Anomalies in quantum spin systems and Nielsen-Ninomiya type Theorems
Ruizhi Liu
TL;DR
The paper develops an algebraic framework to understand Nielsen–Ninomiya–type no-go theorems from group cohomological anomalies in quantum spin systems. By viewing symmetry actions as locality-preserving automorphisms and introducing an anomaly index valued in $H^{3}(G;U(1))$, it shows that, under local computability, a gauge fixing can trivialize determinants of quasi-local data, imposing strong lattice-regularization constraints. The main result identifies the anomaly class as an element of $H^{3}(G;\mathbb{Z}[n^{-1}]/\mathbb{Z})$ (and, upon stabilization, in $H^{3}(G;\mathbb{Q}/\mathbb{Z})$), explaining why certain anomalous symmetries cannot be realized in spin chains.
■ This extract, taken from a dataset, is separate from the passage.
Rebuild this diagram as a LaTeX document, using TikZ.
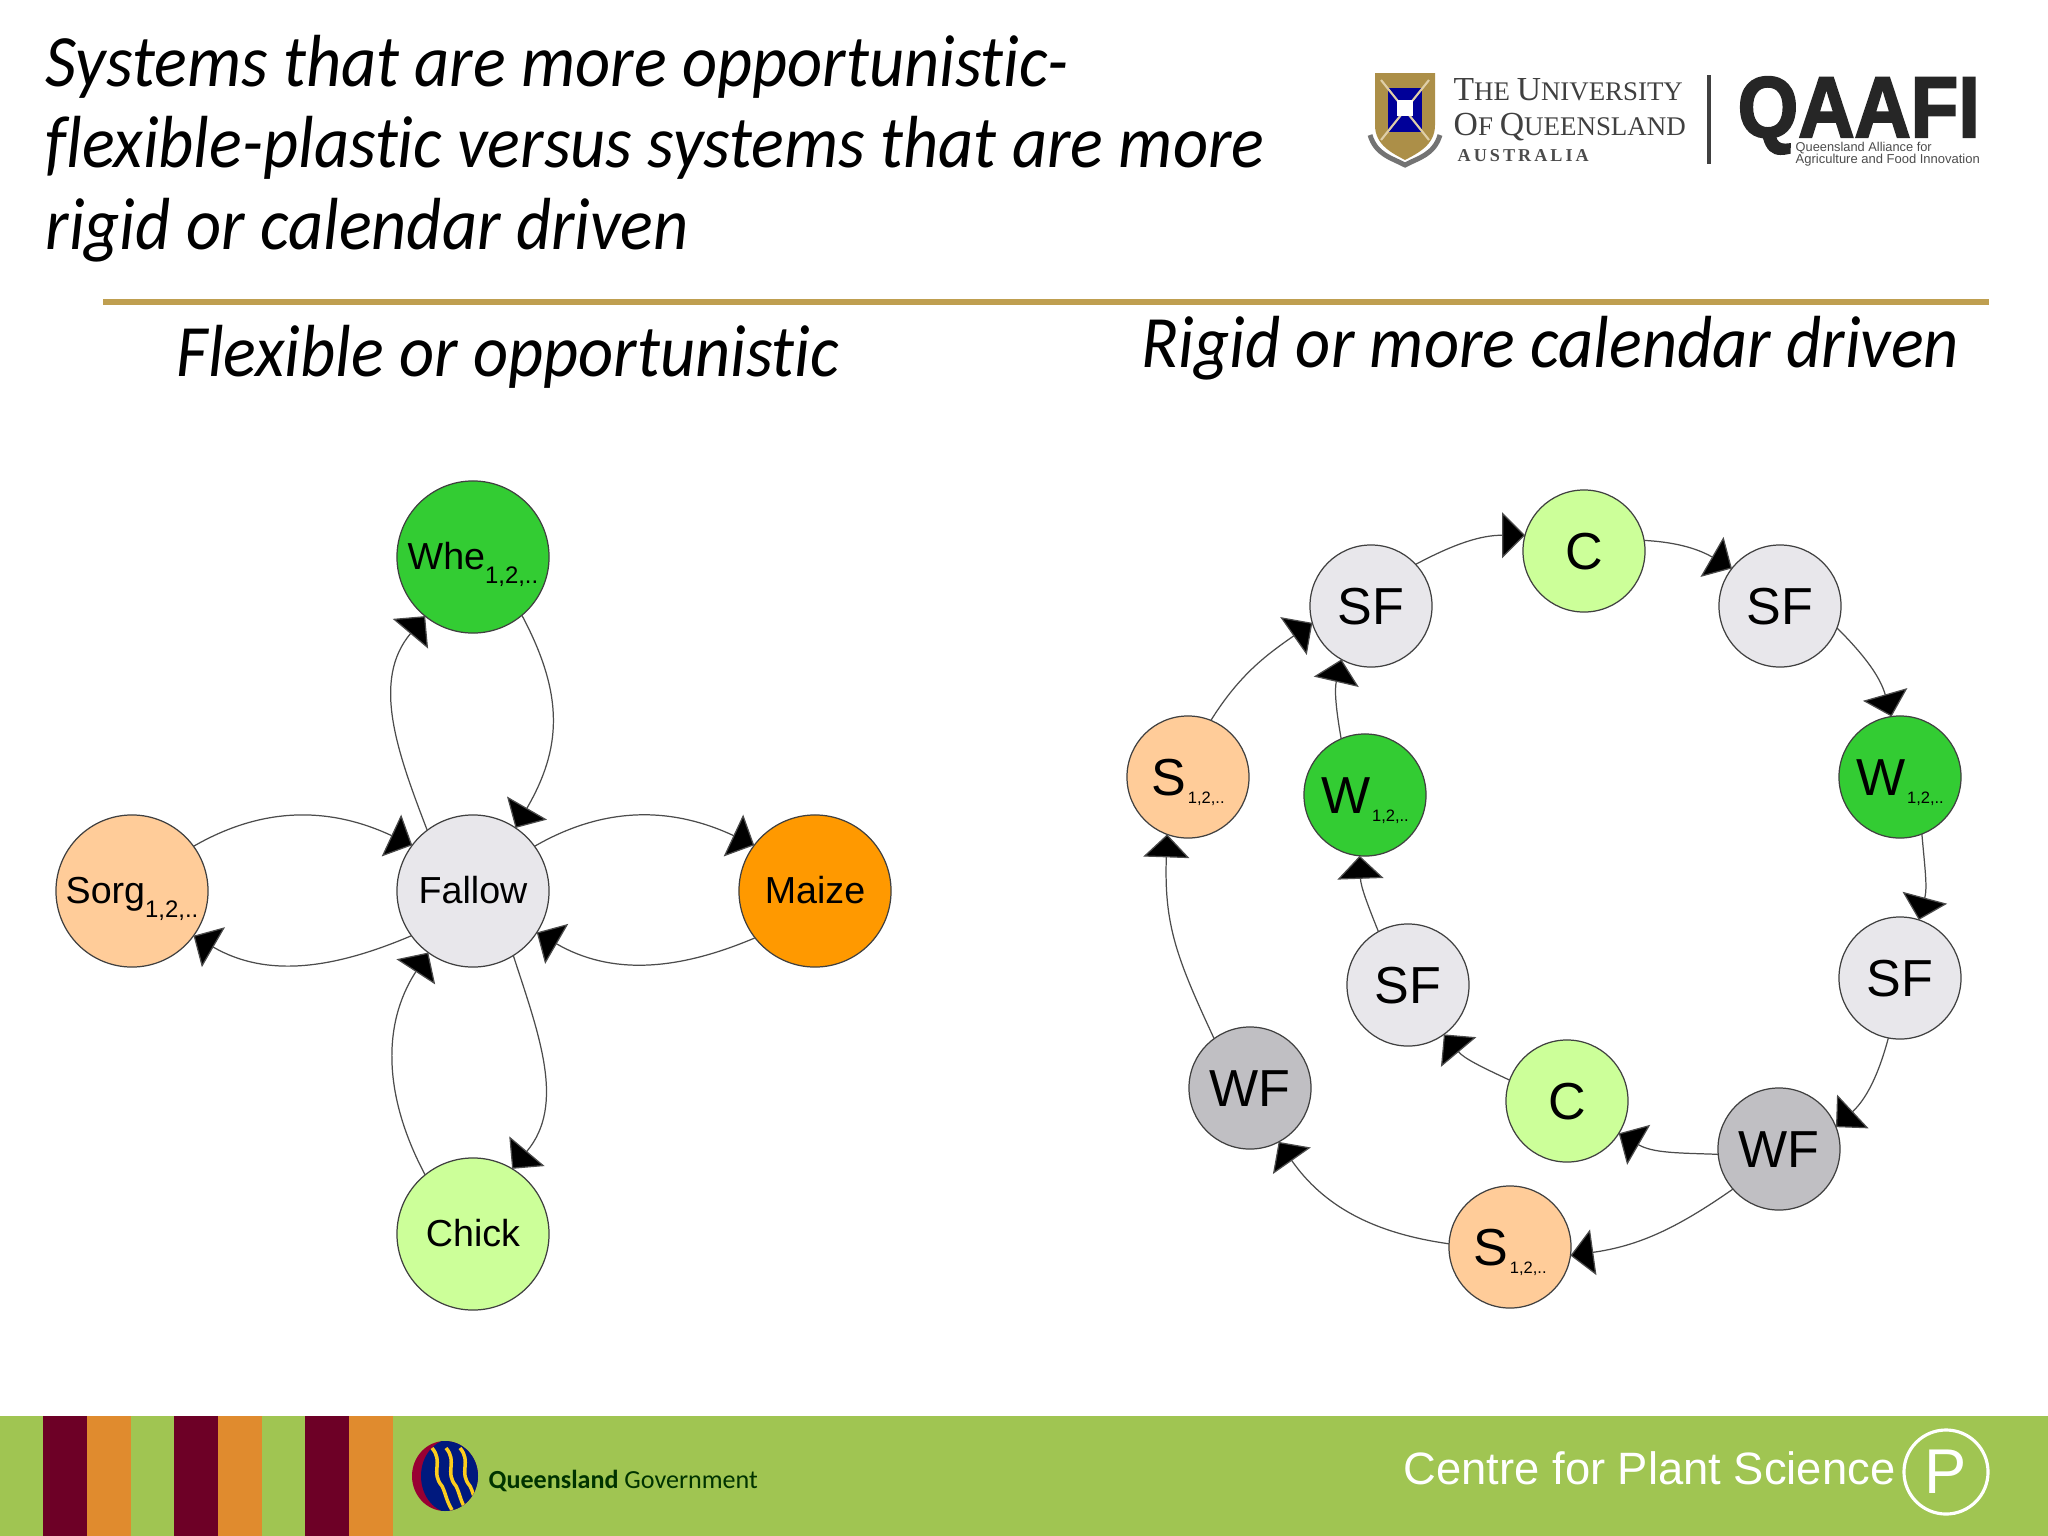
\documentclass[tikz,border=0pt]{standalone}
\usepackage{fontspec}
\usepackage{graphicx}
\setmainfont{Liberation Sans}
\newfontfamily\ttlfont[Ligatures=NoCommon]{Carlito}
\newfontfamily\uqfont{Liberation Serif}
\newfontfamily\qaafont[FakeBold=2.5]{Liberation Sans}
\usetikzlibrary{arrows.meta}
\definecolor{gfallow}{HTML}{E8E7EB}
\definecolor{gwheat}{HTML}{33CC33}
\definecolor{gsorg}{HTML}{FFCC99}
\definecolor{gmaize}{HTML}{FF9900}
\definecolor{gchick}{HTML}{CCFF99}
\definecolor{gwf}{HTML}{C0BFC3}
\definecolor{bargreen}{HTML}{A0C552}
\definecolor{barred}{HTML}{6D0026}
\definecolor{barorange}{HTML}{E08B2E}
\definecolor{rulegold}{HTML}{BF9F50}
\newcommand{\fs}[1]{\fontsize{#1pt}{#1pt}\selectfont}
\newcommand{\lsub}[1]{\smash{\raisebox{-0.36em}{\fs{6.8}#1}}}
\newcommand{\rsub}[1]{\kern0.5pt\smash{\raisebox{-0.14em}{\fs{4.7}#1}}}
\newcommand{\fitw}[2]{\resizebox{#1}{!}{#2}}
\newcommand{\ttlx}[1]{\scalebox{0.926}[1]{#1}}
\tikzset{
 x=0.01cm,y=0.01cm,
 big/.style={circle,draw=black!75,line width=0.35pt,minimum size=1.52cm,inner sep=0pt,outer sep=0pt,font=\fs{10.7},text height=7.2pt,text depth=0pt},
 small/.style={circle,draw=black!75,line width=0.35pt,minimum size=1.22cm,inner sep=0pt,outer sep=0pt,font=\fs{14.8},text height=10.7pt,text depth=0pt},
 edge/.style={draw=black!70,line width=0.35pt,-{Triangle[length=0.23cm,width=0.46cm,fill=black]}},
 ttl/.style={anchor=base west,inner sep=0pt,font=\ttlfont\itshape\fs{21}},
 txt/.style={anchor=base west,inner sep=0pt},
}
\begin{document}
\begin{tikzpicture}
\useasboundingbox (0,0) rectangle (2048,-1536);
% title
\node[ttl] (t1) at (45,-86) {\ttlx{Systems that are more opportunistic-}};
\node[ttl] (t2) at (45,-167) {\ttlx{flexible-plastic versus systems that are more}};
\node[ttl] (t3) at (45,-249) {\ttlx{rigid or calendar driven}};
\fill[rulegold] (103,-299) rectangle (1989,-305);
\node[ttl] (h1) at (176,-376) {\ttlx{Flexible or opportunistic}};
\node[ttl] (h2) at (1141,-367) {\ttlx{Rigid or more calendar driven}};
% UQ logo
\fill[rulegold!90!black] (1375,-73) -- (1435,-73) -- (1435,-125) .. controls (1435,-145) and (1418,-153) .. (1405,-160) .. controls (1392,-153) and (1375,-145) .. (1375,-125) -- cycle;
\fill[blue!60!black] (1388,-88) rectangle (1422,-132);
\draw[rulegold!50,line width=0.6pt] (1381,-80) -- (1429,-140) (1429,-80) -- (1381,-140);
\fill[white] (1397,-100) rectangle (1413,-116);
\draw[black!55,line width=1.4pt] (1370,-135) .. controls (1376,-155) and (1392,-158) .. (1405,-165) .. controls (1418,-158) and (1434,-155) .. (1440,-135);
\node[txt,font=\uqfont] (uq1) at (1453,-100) {\fitw{2.29cm}{\textcolor{black!75}{T\fs{8}HE \fs{10}U\fs{8}NIVERSITY}}};
\node[txt,font=\uqfont] (uq2) at (1453,-135) {\fitw{2.32cm}{\textcolor{black!75}{O\fs{8}F \fs{10}Q\fs{8}UEENSLAND}}};
\node[txt,font=\uqfont\bfseries] (uq3) at (1457,-161) {\fitw{1.31cm}{\textcolor{black!70}{A\,U\,S\,T\,R\,A\,L\,I\,A}}};
\fill[black!75] (1707,-75) rectangle (1711,-164);
\node[txt] (qa) at (1737,-137) {\resizebox*{2.42cm}{0.77cm}{\qaafont\bfseries\textcolor{black!85}{QAAFI}}};
\node[txt] (qb) at (1795,-151) {\fitw{1.36cm}{\textcolor{black!70}{Queensland Alliance for}}};
\node[txt] (qc) at (1795,-163) {\fitw{1.84cm}{\textcolor{black!70}{Agriculture and Food Innovation}}};
% footer
\fill[bargreen] (0,-1416) rectangle (2048,-1536);
\foreach \xa/\xb/\c in {43/87/barred,87/131/barorange,174/218/barred,218/262/barorange,305/349/barred,349/393/barorange}
  \fill[\c] (\xa,-1416) rectangle (\xb,-1536);
\begin{scope}
\clip (445,-1476) ellipse (33 and 35);
\fill[red!75!blue!80!black] (411,-1441) rectangle (481,-1511);
\fill[blue!55!black!90!green] (452,-1476) ellipse (31 and 37);
\foreach \d in {0,14,28}
  \draw[yellow!60!orange!90!white,line width=1pt] (432+\d,-1448) .. controls (444+\d,-1462) and (430+\d,-1472) .. (442+\d,-1486) .. controls (446+\d,-1494) and (446+\d,-1500) .. (452+\d,-1510);
\end{scope}
\node[txt] (qg) at (488,-1488) {\resizebox{2.69cm}{!}{\ttlfont\textcolor{black!80!green}{\bfseries Queensland \mdseries Government}}};
\node[txt,font=\fs{12.9},text=white] (cps) at (1403,-1484) {Centre for Plant Science};
\node[circle,draw=white,line width=0.9pt,minimum size=0.84cm,inner sep=0pt,font=\fs{18},text=white] (pc) at (1946,-1472) {P};
% left graph
\node[big,fill=gfallow] (F) at (473,-891) {Fallow};
\node[big,fill=gwheat] (Wh) at (473,-557) {Whe\lsub{1,2,..}};
\node[big,fill=gsorg] (So) at (132,-891) {Sorg\lsub{1,2,..}};
\node[big,fill=gmaize] (Ma) at (815,-891) {Maize};
\node[big,fill=gchick] (Ch) at (473,-1234) {Chick};
\draw[edge] (F.127) to[out=111,in=230] (Wh.231);
\draw[edge] (Wh.-50) to[out=-62,in=60,looseness=1.1] (F.56);
\draw[edge] (F.216) to[out=203,in=330] (So.-36);
\draw[edge] (So.36) to[out=30,in=155] (F.143);
\draw[edge] (F.36) to[out=30,in=155] (Ma.143);
\draw[edge] (Ma.218) to[out=203,in=330] (F.-33);
\draw[edge] (Ch.129) to[out=118,in=237] (F.234);
\draw[edge] (F.-58) to[out=-72,in=50] (Ch.59);
% right graph
\node[small,fill=gchick] (C1) at (1584,-551) {C};
\node[small,fill=gfallow] (SF1) at (1780,-606) {SF};
\node[small,fill=gwheat] (W1) at (1900,-777) {W\rsub{1,2,..}};
\node[small,fill=gfallow] (SF2) at (1900,-978) {SF};
\node[small,fill=gwf] (WF1) at (1779,-1149) {WF};
\node[small,fill=gsorg] (S1) at (1510,-1247) {S\rsub{1,2,..}};
\node[small,fill=gwf] (WF2) at (1250,-1088) {WF};
\node[small,fill=gsorg] (S2) at (1188,-777) {S\rsub{1,2,..}};
\node[small,fill=gfallow] (SF3) at (1371,-606) {SF};
\node[small,fill=gwheat] (W2) at (1365,-795) {W\rsub{1,2,..}};
\node[small,fill=gfallow] (SF4) at (1408,-985) {SF};
\node[small,fill=gchick] (C2) at (1567,-1101) {C};
\draw[edge] (C1.10) to[out=-3,in=150] (SF1.142);
\draw[edge] (SF1.-21) to[out=-45,in=106] (W1.98);
\draw[edge] (W1.-69) to[out=-85,in=75] (SF2.72);
\draw[edge] (SF2.-101) to[out=-105,in=43] (WF1.21);
\draw[edge] (WF1.221) to[out=215,in=8] (S1.-8);
\draw[edge] (S1.177) to[out=172,in=305] (WF2.-62);
\draw[edge] (WF2.126) to[out=115,in=268,looseness=1.1] (S2.250);
\draw[edge] (S2.68) to[out=58,in=215] (SF3.196);
\draw[edge] (SF3.43) to[out=28,in=180] (C1.165);
\draw[edge] (W2.113) to[out=100,in=257] (SF3.241);
\draw[edge] (SF4.119) to[out=112,in=272] (W2.265);
\draw[edge] (C2.160) to[out=155,in=310] (SF4.-54);
\draw[edge] (WF1.185) to[out=178,in=330] (C2.-32);
\end{tikzpicture}
\end{document}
The approach generalizes to Lie groups, differentiable group cohomology, and connects to operator $K$-theory, providing a broad, dimension-agnostic perspective on anomaly realizability and lattice regularizations with tails or non-onsite actions.
Abstract
We provide an algebraic perspective on Nielsen--Ninomiya-type no-go theorems arising from group cohomological anomalies, revisiting in particular the version proved by Kapustin and Sopenko. Departing from their analytic proof, our approach emphasizes the algebraic structure of symmetry actions and the local computability of anomaly indices. We demonstrate that this no-go theorem is due to a fundamental algebraic incompatibility between anomaly data and the dimension of local Hilbert spaces. Specifically, when an anomaly index is locally computable via quasi-local unitary operators, a suitable gauge fixing trivializes their (generalized) determinants, imposing unexpected and nontrivial constraints on lattice regularizations.